In the process of pinning these resources I swerved and ran smack dab into learning! I’ve spent considerable time exploring curation as a skill and have learned it is significantly more than collecting resources. Curation also requires reflection and sense-making. A key resource I explored was this presentation by Robin Good “Content Curation for Education and Learning, Emerge 2012” (note – it will take considerable time to digest, but it is worth the investment). For a shorter resource see Beth Kanters piece “Content Curation Primer“.
So as valuable as Pinterest, Scoop.it or Delicious are for collecting and sharing ideas and resources having a space (blog) to reflect on and converse about the content is more important to learning – certainly to my ETMOOC learning. Jumping from seek to share isn’t enough – a good curator makes sense of the ideas presented.
I intend to follow-up this post with a few that delve into the sense-making part. But in the meantime I will to add to these great visuals as I explore the hundreds of blog posts in ETMOOC and the thousands of links contributed by this great sharing community. If you are interested in seeing the infographics I’ve gathered so far click the icon below.

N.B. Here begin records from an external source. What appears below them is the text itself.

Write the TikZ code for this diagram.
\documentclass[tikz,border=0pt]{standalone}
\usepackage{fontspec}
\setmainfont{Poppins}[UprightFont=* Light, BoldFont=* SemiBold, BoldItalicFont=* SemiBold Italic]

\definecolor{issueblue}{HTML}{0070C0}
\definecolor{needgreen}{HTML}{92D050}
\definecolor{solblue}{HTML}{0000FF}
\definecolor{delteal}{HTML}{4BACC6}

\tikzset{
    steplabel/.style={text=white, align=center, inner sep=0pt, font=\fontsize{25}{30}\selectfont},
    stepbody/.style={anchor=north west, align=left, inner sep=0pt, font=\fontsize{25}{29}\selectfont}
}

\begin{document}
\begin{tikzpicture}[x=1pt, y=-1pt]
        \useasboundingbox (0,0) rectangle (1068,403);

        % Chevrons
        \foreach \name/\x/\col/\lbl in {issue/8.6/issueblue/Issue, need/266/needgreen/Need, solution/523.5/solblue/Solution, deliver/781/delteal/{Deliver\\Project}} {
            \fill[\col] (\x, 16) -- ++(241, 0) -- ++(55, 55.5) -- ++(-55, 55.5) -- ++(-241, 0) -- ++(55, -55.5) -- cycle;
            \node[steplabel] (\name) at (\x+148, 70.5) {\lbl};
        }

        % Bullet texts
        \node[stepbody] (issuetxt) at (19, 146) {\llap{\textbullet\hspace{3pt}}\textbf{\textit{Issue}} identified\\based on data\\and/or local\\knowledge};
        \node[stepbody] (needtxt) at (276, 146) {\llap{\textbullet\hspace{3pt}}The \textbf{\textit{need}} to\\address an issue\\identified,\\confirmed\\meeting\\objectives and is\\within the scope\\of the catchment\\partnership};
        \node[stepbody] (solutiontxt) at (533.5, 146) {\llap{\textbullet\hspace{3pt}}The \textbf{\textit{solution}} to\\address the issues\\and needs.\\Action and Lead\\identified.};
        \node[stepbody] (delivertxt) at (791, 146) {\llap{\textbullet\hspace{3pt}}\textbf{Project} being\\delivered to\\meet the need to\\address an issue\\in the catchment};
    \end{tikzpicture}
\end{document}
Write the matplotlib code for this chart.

As I’ve navigated the fast moving ETMOOC river these last days I’ve been focused on the idea of SHARING. As we explore Connected Learning – Tools, Processes & Pedagogies the theme of sharing has been a big one.
Dean Shareski’s session on Sharing is Accountability (slideshare) contained a quote from Sue Waters that is important for us to consider when deciding what to share:
The idea of blogging as part of a constructivist MOOC is that you’re reflecting and sharing your learning. Ideally what you’re looking for is to learn from others while building on, and adding to what you’ve learnt.
The more you read, participate by leaving comments on other participant’s posts, engage in discussions and conversations – the more you’ll learn and want to share – and this is when you REFLECT on it by writing a post! (slide 71)
A learning moment occurred for me when I purposefully returned to some of the blog posts I had read previously. (I often read a post when I see it pop up on Google+ and that means I’m reading it shortly after posting.) When you revisit a post after a few days there may be a conversation developed in the comments that offers important lessons. For example, this discussion on over-sharing between Brent Schmidt and Sue Waters (much to learn from Sue!).
So a key learning for me this week is how important it is in a MOOC environment to keep returning to spaces that we’ve previously explored, to see what may have changed (or not) and to participate openly in the discussion when you have something to add. We cannot just skim along this great ETMOOC river, we must return to our favourite docks and see what wonderful learning vessels are moored there now.
Photo note: I’ve been wanting for a long while to use this line as a contribution to the Great Quotes about Learning and Change flickr group. I usually use my own photos as a way to encourage me to take interesting/odd pictures on a regular basis. Not having anything on hand that would work, I searched my flickr contacts for a creative commons licensed photo with the word “sharing” and the one above, taken by Dean At Unplug’d11, was included (I’m in there somewhere). A nice way to complete the sharing circle.
As I’ve attempted to keep up with mass of information flowing through ETMOOC this week, my mind has turned to reflecting on the work of Harold Jarche and his writings on personal knowledge management (PKM). (I discovered his work years ago as he occasionally skewers the public education system here in New Brunswick, but that would be a whole other post).
He’s written again today on the topic and his graphics illustrate a model we can all use as we try to pull together the bits and pieces in ETMOOC.
Of particular importance to me will be the presentation aspect … for me blogging … pulling together all of my ideas and making them understandable to others, especially people not immersed in the language of edtech and learning. Customization will also be key … finding the stories that will resonate here in New Brunswick.
I encourage you to read Harold’s work – it will be a framework to get me through the challenge of MOOCing.
“seek, make sense, share (then repeat)”
A big part of ETMOOC is “putting yourself out there” and for me that will mean trying new things. So I got out my son’s little Sony camera and did one take of me in my favourite room. Then I fetched some of my favourite photos and started working with iMovie.
Quite a few hours later I have finished my introduction video and I have learned a lot.
- it is very difficult to take smooth video of yourself
- I need to articulate my name better … Jeannine (Ja neen) *sigh*
- iMovie can do a lot but some things just aren’t intuitive
- though audio sounded about even in the program it is quite different on upload
- cats are not reliable props
I have a lot more to learn so your feedback is welcomed!